• ve benzeri anlaminda kullanilan kelime. cumle icinde kullanip peki$tirelim.
    "- yok mu abi kibritin neyin?" [cakmak falan da olur anlaminda]
  • neyi diye de kullanılabilir, cümledeki duruma göre
  • (bkz: falan)
    (bkz: filan)
  • aslı olmayan ama dile oturmuş bir son ek. bir takının en iyi kullanımlarından biri.
    ne
    ne ile
    köpüğü de bol olmuş, gayri ziyade.
  • patronumda surekli duydugum beni ziyadesiyle gıcık eden kelime..

    -kuti kuti bana yeni çalışılanlar dosyasını neyin getirirmisin?

    -kuti kuti diyorum ki bunları ayrı bir dosyada neyin tutalım orjianelleri ana dosyada neyin kalsın...

    -kuti kuti beni becersene neyin...

    -kuti kuti bugun sıkkınsın neyin var neyin?

    -sayın patronum ananızı neyin...
  • ing.; wherein *
  • shakespeare i cezmi ersöz e çevirebilecek güçteki kelime. tiksiniyorum resmen
  • nefes neyin aldım
    neyin olur dediler
    gönül neyin verdim
    niyeyse dinlemedim
    neyin benim neyime
  • "vesaire", "falan", "gibi" anlamlarına gelen bu sözcük (anlamdaşı "ney"le birlikte) halk ağzı olması nedeniyle "derleme sözlüğü" dışındaki sözlüklere alınmasa da, aslında herkesin farkında olmadan hemen her gün, belki de günde beş kez kullandığı bir sözcüktür; kullanıla kullanıla soneke dönüşmüştür. şöyle ki :

    . sabah neyin > sabahleyin (sabağınan) = sabah gibi, sabah sularında.
    . öğle neyin > öğlenleyin > öğleyin > öğlen (öğleğinen) = öğle gibi, öğle sularında.
    . ikindi neyin > ikindiyin (ikindiğnen) = ikindi gibi, ikindi sularında.
    . akşam neyin > akşamleyin (akşamınan) = akşam gibi, akşam sularında.
    . gece neyin > geceleyin (geceğinen) = gece gibi, gece sularında.
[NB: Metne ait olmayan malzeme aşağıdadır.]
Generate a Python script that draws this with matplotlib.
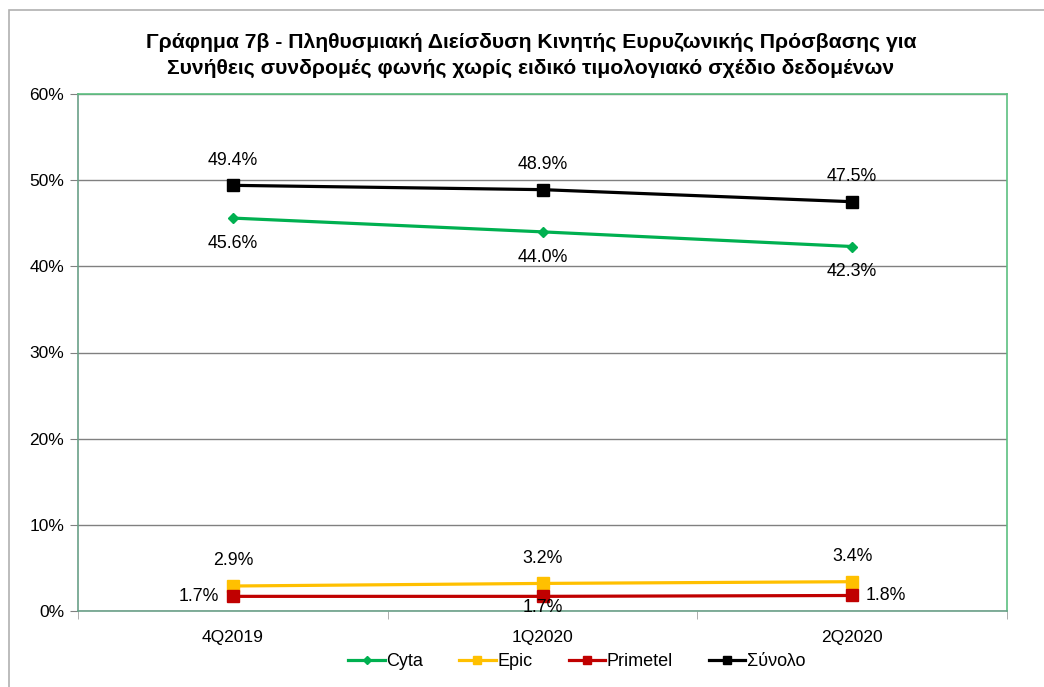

    evet, hepiniz kullanıyorsunuz "neyin"i. anadolu türkçesiyle konuşsanız da böyle, türkçeyi hor görüp özenti bir saray ağzıyla bilip bilmeden konuşmaya çalışsanız da böyle... ister köylü olun ister kentli, durum bu; çünkü sevseniz de sevmeseniz de anadiliniz bu.

    *

    "neyin"in zamanla "-leyin"e dönüştüğünü nereden çıkarttın, örneğin var mı? diye soranlar için mahmut makal'ın anılarından geliyor (mehmet seyda - "çocukluk yılları" içinde, tdk, 1980; s. 183) :

    //kocadağ'ın arkasında bir tarlayı sürmeye gidiyordum her gün. havalar soğuktu. çarığın sırımı ayaklarımı kesiyordu da soğuktan duyamıyordum. kan kuruduğunda görüyordum. ikindinneyin köye dönünce ağanın kızı şıra tarhanasından dürüm yapıyordu bana. öküzlerin ahıra yerleştirilmesine ve yemlenmesine de yardım ediyordu...//
  • iyisiniz değil mi, bir sevinç ney yok?